An AI-trained robot for human surgery could be trialled within a decade after its success on pig organs.
The robot, trained on videos of surgeries, carried out a lengthy phase of gallbladder removal without human assistance.
It operated for the first time on a lifelike patient, and during the operation, responded to and learned from voice commands from the team, similar to a novice surgeon working with a mentor.
Performing unflappably across trials, it demonstrated the expertise of a skilled human surgeon, even during unexpected scenarios typical in real-life medical emergencies.
The work, led by researchers from Johns Hopkins University in the US, represents a transformative advancement in surgical robotics.
Medical roboticist Axel Krieger said: ‘This advancement moves us from robots that can execute specific surgical tasks to robots that truly understand surgical procedures.

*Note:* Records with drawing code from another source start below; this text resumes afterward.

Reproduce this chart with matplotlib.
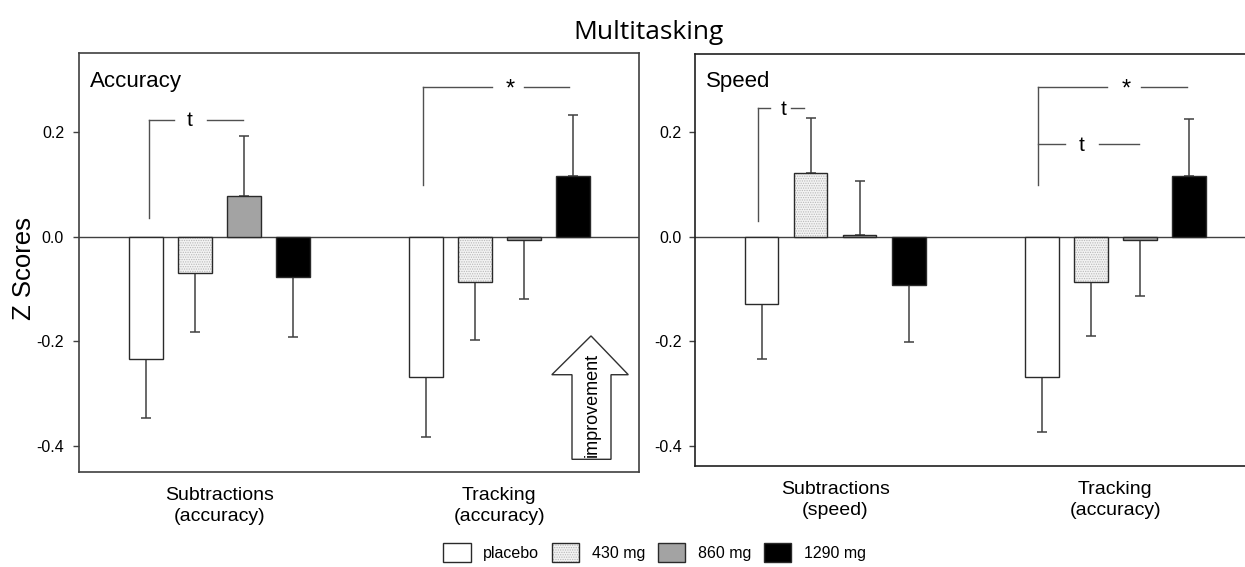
import numpy as np
import matplotlib
matplotlib.use("Agg")
import matplotlib.pyplot as plt
from matplotlib.patches import Polygon

plt.rcParams['font.family'] = ['Liberation Sans', 'DejaVu Sans']
plt.rcParams['hatch.linewidth'] = 0.6

doses = ['placebo', '430 mg', '860 mg', '1290 mg']
acc_tasks = ['Subtractions\n(accuracy)', 'Tracking\n(accuracy)']
spd_tasks = ['Subtractions\n(speed)', 'Tracking\n(accuracy)']

# rows = task, columns = dose
acc_mean = np.array([[-0.235, -0.069, 0.078, -0.077],
                     [-0.268, -0.086, -0.006, 0.116]])
acc_sem = np.array([[0.113, 0.113, 0.115, 0.116],
                    [0.115, 0.112, 0.114, 0.117]])
spd_mean = np.array([[-0.128, 0.123, 0.003, -0.093],
                     [-0.268, -0.086, -0.006, 0.116]])
spd_sem = np.array([[0.106, 0.105, 0.104, 0.109],
                    [0.106, 0.104, 0.108, 0.109]])

face = ['white', '#f3f3f3', '#a3a3a3', 'black']
edge = '#2a2a2a'
offs = (np.arange(4) - 1.5) * 0.175
width = 0.12


def draw_bars(ax, means, sems, tasks):
    x = np.arange(len(tasks))
    handles = []
    for i in range(4):
        xi = x + offs[i]
        m = means[:, i]
        s = sems[:, i]
        lo = np.where(m < 0, s, 0)
        hi = np.where(m >= 0, s, 0)
        ax.errorbar(xi, m, yerr=[lo, hi], fmt='none', ecolor='#404040',
                    elinewidth=1.1, capsize=3.6, capthick=1.1, zorder=1)
        if i == 1:
            b1 = ax.bar(xi, m, width, color=face[i], hatch='.......',
                        edgecolor='#b8b8b8', linewidth=0, zorder=2)
            b2 = ax.bar(xi, m, width, color='none', edgecolor=edge,
                        linewidth=1, zorder=3)
            handles.append((b1, b2))
        else:
            b = ax.bar(xi, m, width, color=face[i], edgecolor=edge,
                       linewidth=1, zorder=2)
            handles.append(b)
    ax.axhline(0, color='#404040', lw=1, zorder=1.5)
    ax.set_xlim(-0.5, 1.5)
    ax.set_yticks([-0.4, -0.2, 0.0, 0.2])
    ax.set_yticklabels(['-0.4', '-0.2', '0.0', '0.2'])
    ax.set_xticks(x)
    ax.set_xticklabels(tasks, fontsize=14, linespacing=1.3)
    ax.tick_params(axis='x', length=0, pad=11)
    ax.tick_params(axis='y', direction='out', length=4, width=1,
                   labelsize=11.5, color='#404040')
    return handles


def bracket(ax, x0, y0, y1, segs, label, lx, ly, size):
    ax.plot([x0, x0], [y0, y1], color='#505050', lw=1)
    for a, b in segs:
        ax.plot([a, b], [y1, y1], color='#505050', lw=1)
    ax.text(lx, ly, label, ha='center', va='center', fontsize=size)


fig = plt.figure(figsize=(12.45, 5.67), dpi=100)
ax1 = fig.add_axes([0.0637, 0.168, 0.4498, 0.739])
ax2 = fig.add_axes([0.5582, 0.178, 0.4503, 0.7266])

handles = draw_bars(ax1, acc_mean, acc_sem, acc_tasks)
draw_bars(ax2, spd_mean, spd_sem, spd_tasks)
ax1.set_ylim(-0.450, 0.352)
ax2.set_ylim(-0.439, 0.350)
ax1.tick_params(axis='y', pad=7)
ax2.tick_params(axis='y', pad=5.5)

for sp in ax1.spines.values():
    sp.set_color('#404040')
    sp.set_linewidth(1.2)
for sp in ax2.spines.values():
    sp.set_color('#202020')
    sp.set_linewidth(1.2)
ax2.spines['right'].set_visible(False)

ax1.text(0.019, 0.931, 'Accuracy', transform=ax1.transAxes,
         fontsize=16, ha='left', va='center')
ax2.text(0.0196, 0.933, 'Speed', transform=ax2.transAxes,
         fontsize=16, ha='left', va='center')

# significance markers
bracket(ax1, -0.25, 0.035, 0.224, [(-0.25, -0.161), (-0.043, 0.086)], 't', -0.105, 0.222, 15)
bracket(ax1, 0.726, 0.099, 0.287, [(0.726, 0.974), (1.0875, 1.25)], '*', 1.038, 0.282, 17)
bracket(ax2, -0.275, 0.030, 0.246, [(-0.275, -0.231), (-0.156, -0.112)], 't', -0.183, 0.244, 15)
bracket(ax2, 0.724, 0.099, 0.287, [(0.724, 0.971), (1.09, 1.254)], '*', 1.039, 0.282, 17)
ax2.plot([0.724, 0.821], [0.177, 0.177], color='#505050', lw=1)
ax2.plot([0.94, 1.083], [0.177, 0.177], color='#505050', lw=1)
ax2.text(0.878, 0.175, 't', ha='center', va='center', fontsize=15)

# improvement arrow
arrow = Polygon([[1.2596, -0.4262], [1.3989, -0.4262], [1.3989, -0.2643],
                 [1.4607, -0.2643], [1.3275, -0.190], [1.1875, -0.2643],
                 [1.2596, -0.2643]], closed=True, facecolor='white',
                edgecolor='#303030', lw=1, zorder=5)
ax1.add_patch(arrow)
ax1.text(1.332, -0.322, 'improvement', rotation=90, ha='center', va='center',
         fontsize=13, zorder=6)

fig.text(0.521, 0.942, 'Multitasking', ha='center', va='center',
         fontsize=19, family=['Open Sans', 'DejaVu Sans'])
fig.text(0.0193, 0.527, 'Z Scores', rotation=90, ha='center', va='center',
         fontsize=18.5)

fig.legend(handles, doses, loc='center', bbox_to_anchor=(0.526, 0.025),
           ncol=4, frameon=False, fontsize=11.5, handlelength=1.7,
           handleheight=1.45, handletextpad=0.8, columnspacing=0.8)

fig.savefig('out.png', dpi=100)
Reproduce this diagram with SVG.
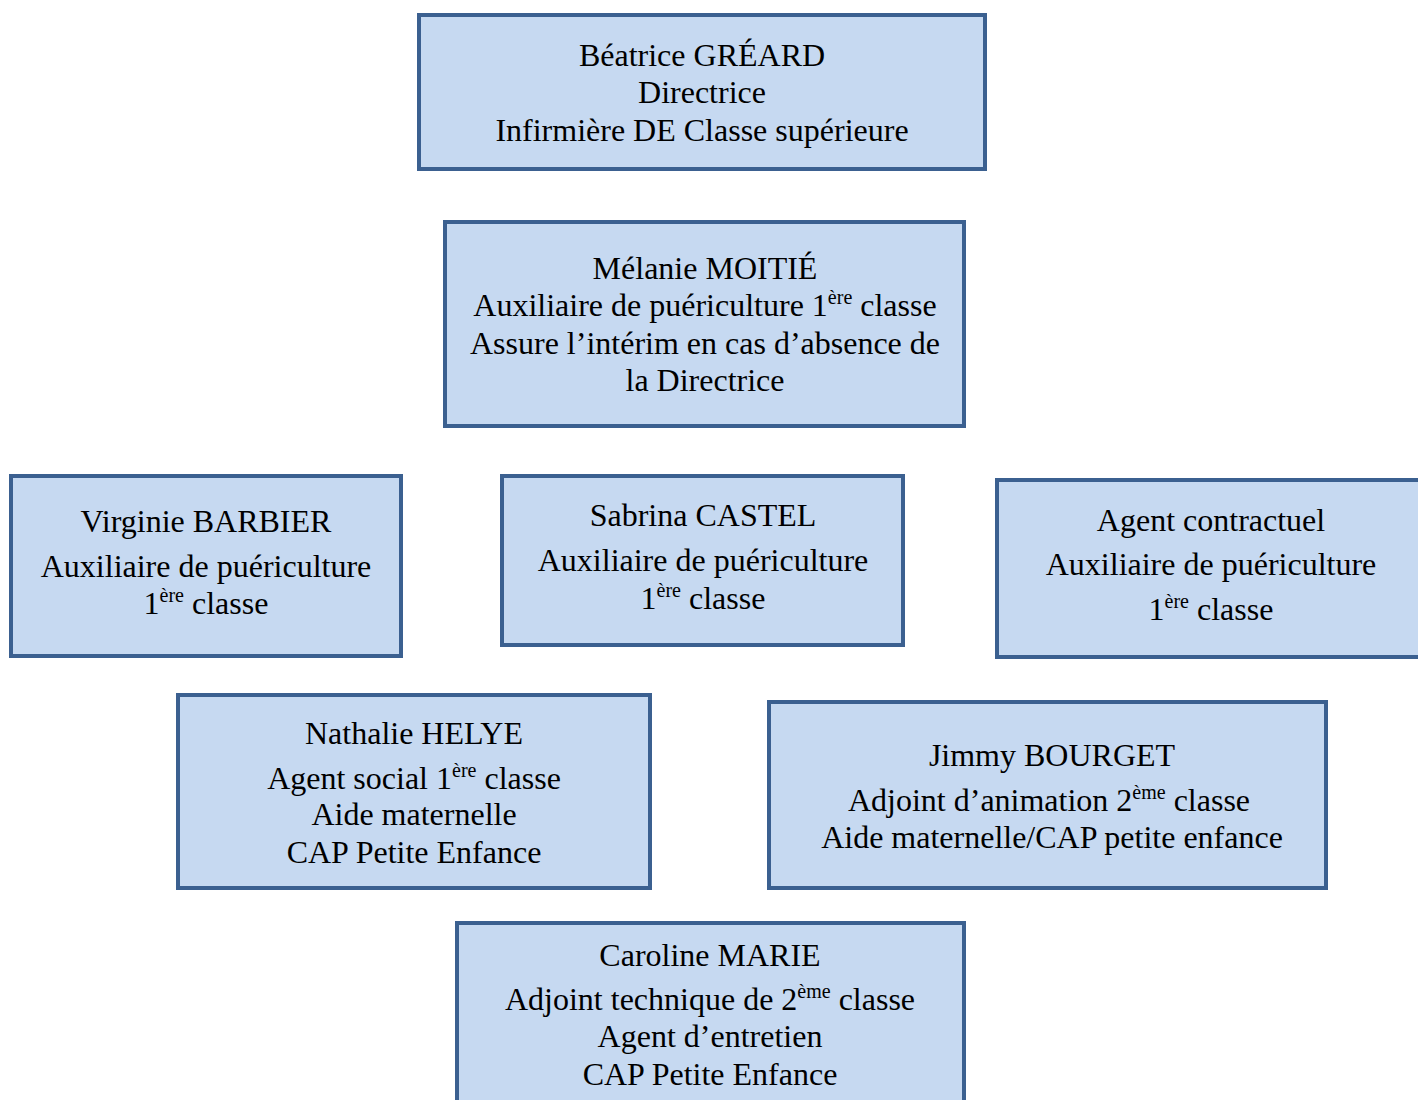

This is a critical distinction that brings us significantly closer to clinically viable autonomous surgical systems that can work in the messy, unpredictable reality of actual patient care.’
In 2022, Krieger’s Smart Tissue Autonomous Robot (STAR) carried out the first autonomous robotic surgery on a live animal – a laparoscopic operation on a pig.
But that robot required specially marked tissue, operated in a highly controlled environment and followed a rigid, predetermined surgical plan.
Krieger said it was like teaching a robot to drive along a carefully mapped route.
But this new system, he says, ‘is like teaching a robot to navigate any road, in any condition, responding intelligently to whatever it encounters’.
Surgical Robot Transformer-Hierarchy, SRT-H, can adapt to individual anatomical features in real-time, making swift decisions and self-correcting when things don’t go as expected.
Built with the same machine learning architecture that powers ChatGPT, SRT-H learns from feedback.
The robot responds to spoken commands such as ‘grab the gallbladder head’ and corrections like ‘move the left arm a bit to the left’.
Lead author Ji Woong ‘Brian’ Kim, a former postdoctoral researcher at Johns Hopkins who’s now with Stanford University, said: ‘Our work shows that AI models can be made reliable enough for surgical autonomy – something that once felt far-off but is now demonstrably viable.’
Last year, Krieger’s team used the system to train a robot to perform three foundational surgical tasks: manipulating a needle, lifting body tissue and suturing. Those tasks took just a few seconds each.
The robot had to identify specific ducts and arteries, grasp them accurately, strategically place clips, and cut parts with scissors. It performed flawlessly across varied anatomical conditions, even during unexpected detours, such as when the researchers changed the robot’s starting position or introduced blood-like dyes that altered the appearance of the gallbladder and surrounding tissues.
Johns Hopkins surgeon Jeff Jopling, a co-author, said: ‘Just as surgical residents often master different parts of an operation at different rates, this work illustrates the promise of developing autonomous robotic systems in a similarly modular and progressive manner.’
Next, the team would like to train and test the system on a broader range of surgeries, expanding its capabilities to perform more comprehensive autonomous surgeries.
The findings are published in Science Robotics.